Ancak, 1925 yılında Fener Rum Patrikhanesi kendisini aforoz eder. Mübadele ile Anadolu’daki Rumlar Yunanistan’a yollanır. Gidenler arasında Müstakil Türk Ortodoks Patrikhanesi’ne mensup Rumlar da vardır. Eftim efendi soyadı kanunu ile birlikte Zeki Erenerol adını alır, İstanbul’a yerleşir ve faaliyetlerini Galata’daki Panagia Kilise’sinde sürdür. 14 Mart 1968 yılında vefat eder.
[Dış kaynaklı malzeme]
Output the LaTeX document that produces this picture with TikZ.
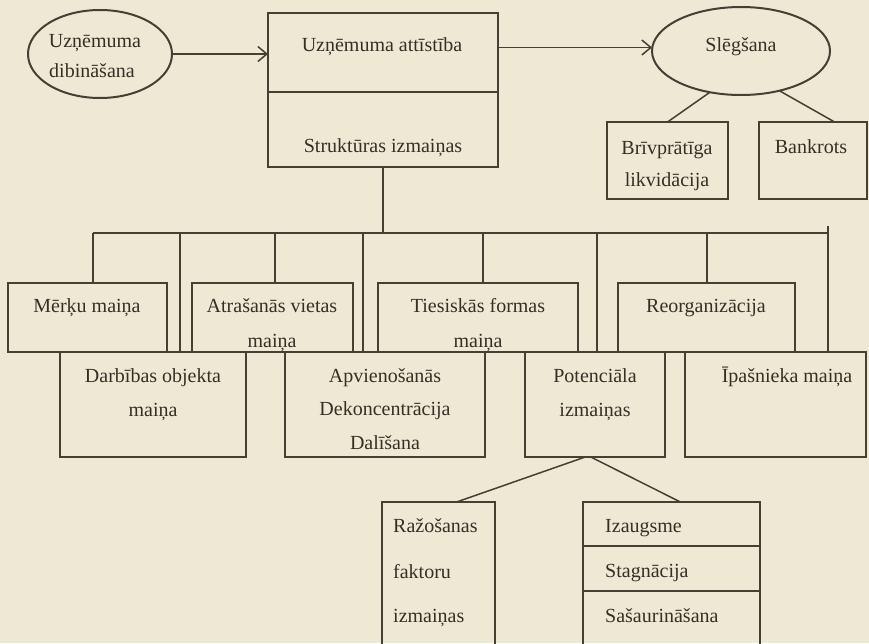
\documentclass[tikz,border=0pt]{standalone}
\usepackage{fontspec}
\setmainfont{Liberation Serif}
\usetikzlibrary{arrows.meta,shapes.geometric,calc}
\definecolor{paper}{RGB}{238,232,213}
\definecolor{ink}{RGB}{72,62,52}
\definecolor{txt}{RGB}{55,46,38}
\begin{document}
\begin{tikzpicture}[x=1pt,y=-1pt,
  box/.style={draw=ink,line width=2pt,inner sep=0pt,outer sep=0pt,anchor=north west},
  oval/.style={ellipse,draw=ink,line width=2pt,inner sep=0pt,outer sep=0pt},
  lbl/.style={text=txt,font=\fontsize{20}{24}\selectfont,inner sep=0pt,text height=14pt,text depth=4pt},
  conn/.style={draw=ink,line width=1.5pt},
  arr/.style={conn,-{Straight Barb[length=9pt,width=15pt,line width=1.5pt]}}]
\useasboundingbox (0,0) rectangle (869,643);
\clip (0,0) rectangle (869,643);
\fill[paper] (0,0) rectangle (869,643);

% top row
\node[oval,minimum width=144pt,minimum height=88pt] (dibin) at (100,54) {};
\node[box,minimum width=230pt,minimum height=79pt] (attist) at (268,13) {};
\node[box,minimum width=230pt,minimum height=75pt] (strukt) at (268,92) {};
\node[oval,minimum width=178pt,minimum height=88pt] (sleg) at (741,51) {};
\node[box,minimum width=121pt,minimum height=77pt] (brivpr) at (607,122) {};
\node[box,minimum width=108pt,minimum height=77pt] (bankr) at (759,122) {};

% first row of changes
\node[box,minimum width=159pt,minimum height=69pt] (merku) at (8,283) {};
\node[box,minimum width=161pt,minimum height=69pt] (atras) at (192,283) {};
\node[box,minimum width=200pt,minimum height=69pt] (ties) at (378,283) {};
\node[box,minimum width=177pt,minimum height=69pt] (reorg) at (618,283) {};

% second row of changes
\node[box,minimum width=186pt,minimum height=105pt] (darb) at (60,352) {};
\node[box,minimum width=200pt,minimum height=105pt] (apv) at (285,352) {};
\node[box,minimum width=140pt,minimum height=105pt] (pot) at (525,352) {};
\node[box,minimum width=181pt,minimum height=105pt] (ipas) at (685,352) {};

% bottom boxes (open below the page edge)
\node[box,minimum width=113pt,minimum height=160pt] (razos) at (382,502) {};
\node[box,minimum width=177pt,minimum height=160pt] (izaug) at (583,502) {};
\draw[draw=ink,line width=2pt] (izaug.north west |- 0,546) -- (izaug.north east |- 0,546);
\draw[draw=ink,line width=2pt] (izaug.north west |- 0,591) -- (izaug.north east |- 0,591);

% texts
\node[lbl] (t1) at (95,42) {Uzņēmuma};
\node[lbl] (t2) at (92,72) {dibināšana};
\node[lbl] (t3) at (382,46) {Uzņēmuma attīstība};
\node[lbl] (t4) at (383,147) {Struktūras izmaiņas};
\node[lbl] (t5) at (741,46) {Slēgšana};
\node[lbl] (t6) at (667,149) {Brīvprātīga};
\node[lbl] (t7) at (667,181) {likvidācija};
\node[lbl] (t8) at (811,148) {Bankrots};
\node[lbl] (t9) at (87,307) {Mērķu maiņa};
\node[lbl] (t10) at (272,307) {Atrašanās vietas};
\node[lbl] (t11) at (272,342) {maiņa};
\node[lbl] (t12) at (478,307) {Tiesiskās formas};
\node[lbl] (t13) at (478,342) {maiņa};
\node[lbl] (t14) at (706,307) {Reorganizācija};
\node[lbl] (t15) at (153,377) {Darbības objekta};
\node[lbl] (t16) at (153,411) {maiņa};
\node[lbl] (t17) at (385,377) {Apvienošanās};
\node[lbl] (t18) at (385,410) {Dekoncentrācija};
\node[lbl] (t19) at (385,444) {Dalīšana};
\node[lbl] (t20) at (595,377) {Potenciāla};
\node[lbl] (t21) at (595,411) {izmaiņas};
\node[lbl] (t22) at (787,377) {Īpašnieka maiņa};
\node[lbl,anchor=west] (t23) at (393,527) {Ražošanas};
\node[lbl,anchor=west] (t24) at (393,573) {faktoru};
\node[lbl,anchor=west] (t25) at (393,617) {izmaiņas};
\node[lbl,anchor=west] (t26) at (605,527) {Izaugsme};
\node[lbl,anchor=west] (t27) at (605,572) {Stagnācija};
\node[lbl,anchor=west] (t28) at (605,617) {Sašaurināšana};

% connectors at the top
\draw[arr] (dibin.east) -- (dibin.east -| attist.west);
\coordinate (ab) at ([yshift=5pt]attist.east);
\draw[arr] (ab) -- (ab -| sleg.west);
\draw[conn] (sleg.233) -- (brivpr.north);
\draw[conn] (sleg.314) -- ($(bankr.north west)!0.7!(bankr.north east)$);

% tree of structural changes
\coordinate (busL) at (93,233);
\coordinate (busR) at (828,233);
\draw[conn] (strukt.south) -- (strukt.south |- busL);
\draw[conn] (busL) -- (busR);
\coordinate (d1) at (93,233);
\coordinate (d2) at (180,233);
\coordinate (d3) at (275,233);
\coordinate (d4) at (363,233);
\coordinate (d5) at (483,233);
\coordinate (d6) at (597,233);
\coordinate (d7) at (707,233);
\coordinate (d8) at (828,226);
\draw[conn] (d1) -- (d1 |- merku.north);
\draw[conn] (d2) -- (d2 |- darb.north);
\draw[conn] (d3) -- (d3 |- atras.north);
\draw[conn] (d4) -- (d4 |- apv.north);
\draw[conn] (d5) -- (d5 |- ties.north);
\draw[conn] (d6) -- (d6 |- pot.north);
\draw[conn] (d7) -- (d7 |- reorg.north);
\draw[conn] (d8) -- (d8 |- ipas.north);

% potential changes
\draw[conn] ($(pot.south west)!0.43!(pot.south east)$) -- ($(razos.north west)!0.66!(razos.north east)$);
\draw[conn] ($(pot.south west)!0.47!(pot.south east)$) -- ($(izaug.north west)!0.55!(izaug.north east)$);
\end{tikzpicture}
\end{document}
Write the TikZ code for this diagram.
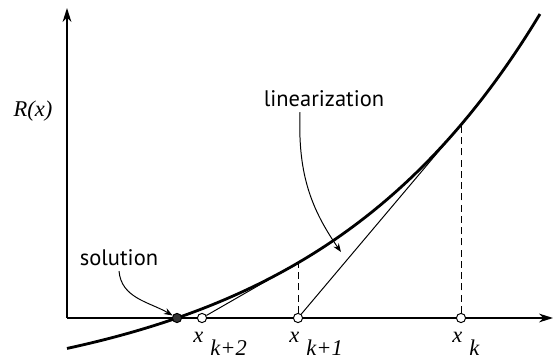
\documentclass[tikz,border=0pt]{standalone}
\usepackage{fontspec}
\setmainfont{Liberation Serif}
\setsansfont{PT Sans}
\usepackage{tikz}
\usetikzlibrary{
	arrows.meta,
	positioning,
	calc
}

\newcommand{\iterlab}[1]{x\hspace{5pt}\raisebox{-9pt}{#1}}

\begin{document}
\begin{tikzpicture}[
		>=Stealth,
		axis/.style={
			line width=0.9pt,
			-{Stealth[length=3.5mm,width=2.2mm]}
		},
		resid/.style={
			line width=2pt
		},
		tangent/.style={
			line width=0.7pt
		},
		drop/.style={
			line width=0.7pt,
			dash pattern=on 5pt off 3pt
		},
		iterate/.style={
			circle,
			draw,
			fill=white,
			line width=0.7pt,
			minimum size=2.3mm,
			inner sep=0pt
		},
		root/.style={
			iterate,
			fill=black!80
		},
		callout/.style={
			font=\sffamily\fontsize{16}{19}\selectfont
		},
		xlab/.style={
			font=\fontsize{16}{19}\selectfont\itshape,
			inner sep=0pt,
			anchor=base west
		}
		]
		
		\useasboundingbox (-1.675,-1) rectangle (12.2,7.95);
		
		% Axes
		\coordinate (origin) at (0,0);
		\coordinate (xend) at (12.15,0);
		\coordinate (yend) at (0,7.75);
		\draw[axis] (origin) -- (xend);
		\draw[axis] (origin) -- (yend);
		\node[xlab, anchor=center] (rlab) at (-0.85,5.175) {R(x)};
		
		% Residual curve
		\draw[resid] plot[domain=0:11.825, samples=60, smooth] (\x, {2.02*(exp(0.172*(\x-2.75))-1)});
		
		% Iterates
		\node[root] (sol) at (2.75,0) {};
		\node[iterate] (xk2) at (3.375,0) {};
		\node[iterate] (xk1) at (5.775,0) {};
		\node[iterate] (xk) at (9.85,0) {};
		\coordinate (fk1) at (5.775,1.379);
		\coordinate (fk) at (9.85,4.83);
		
		\draw[drop] (xk1) -- (fk1);
		\draw[drop] (xk) -- (fk);
		\draw[tangent] (fk) -- (xk1);
		\draw[tangent] (fk1) -- (xk2);
		
		\node[xlab] at ($(xk2)+(-0.22,-0.62)$) {\iterlab{k+2}};
		\node[xlab] at ($(xk1)+(-0.22,-0.62)$) {\iterlab{k+1}};
		\node[xlab] at ($(xk)+(-0.22,-0.62)$) {\iterlab{k}};
		
		% Labels
		\node[callout] (lin) at (6.425,5.475) {linearization};
		\coordinate (linend) at (6.85,1.65);
		\draw[->,line width=0.7pt] ([xshift=-0.6cm]lin.south) to[out=-92,in=125] (linend);
		
		\node[callout] (solu) at (1.3,1.5) {solution};
		\draw[->,line width=0.7pt] (solu.south) to[out=-85,in=150] (sol);
		
	\end{tikzpicture}
\end{document}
Ölümü üzerine Şişli’deki Rum Ortodoks Mezarlığına gömülmesine başta Patrikhane olmak üzere Rum cemaati tepki gösterir. Defin işlemi polis gözetiminde ve devlet protokolü ile yapılır. Benzeri tepkiler, Eftim efendi yerine patrik olan oğlu Turgut Erenerol’un 1991 yılındaki cenazesinde de yaşanır. O günlerde cemaat mensubu yok sayılacak kadar az olan (4 -160 kişi arası) Müstakil Türk Ortodoks Patrikhanesi’nin yetişmiş din adamı da yoktur. Fener Rum Patrikhanesi’nden dini tören için yardım istenir. Selçuk Erenerol’un gazetelere yaptığı açıklamalardan Fener Rum Patrikliği’nin kendisinden tören için Müstakil Türk Ortodoks Patrikhanesi’nin yazılı özür mesajı yayınlanması, elindeki kiliselerle birlikte mal varlığını Patrikhane’ye devrini talep ettiği anlaşılır. Bu talep kabul edilmez, Turgut Erenerol (Eftim II) Şişli’deki Rum Ortodoks Mezarlığına gömülür. O günlerde günlük Rumca yayınlanan Apoyevmatini gazetesi sahibi Mihail Vasiliadis’e görüşleri sorulduğunda cevabı “Burası Rum Ortodoks Mezarlığı. Bu adamlar bırakın Rum’u, Ortodoks bile değiller. Aforoz edildiler” şeklinde olur diyen Niko’ya samimiyetine güvenerek, peki sen ne düşünüyorsun diyorum? Dini fonksiyonu için bir şey söylemek istemiyorum, Dini açıdan Eftim efendi diye hitap etmem senin için bir ipucu olsun ama kendisinin ulusal bir kahraman olduğu tartışmasız bir gerçek. Yaklaşık 100 sene önce tarafını doğru seçerek ülkemize hizmet etmiş ve İstiklal Madalyası ile de onurlandırılmış. Önemli olan da bu, gerisi başka bir tartışma konusu ve bizi pek doğru bir yere götürmez diyerek konuyu topluyor. Sonra da ekliyor; Atina’ya gelirsen mutlaka bekliyorum, tabi yanında Balıkpazarı Üç Yıldız Şekerleme’den alınmış bir paket çifte kavrulmuş lokumla diyor.
(*) : Bu ifade, 40 yıllık arkadaşlığın samimiyetiyle ve kahramanın kendi talebi üzerine kullanılmıştır.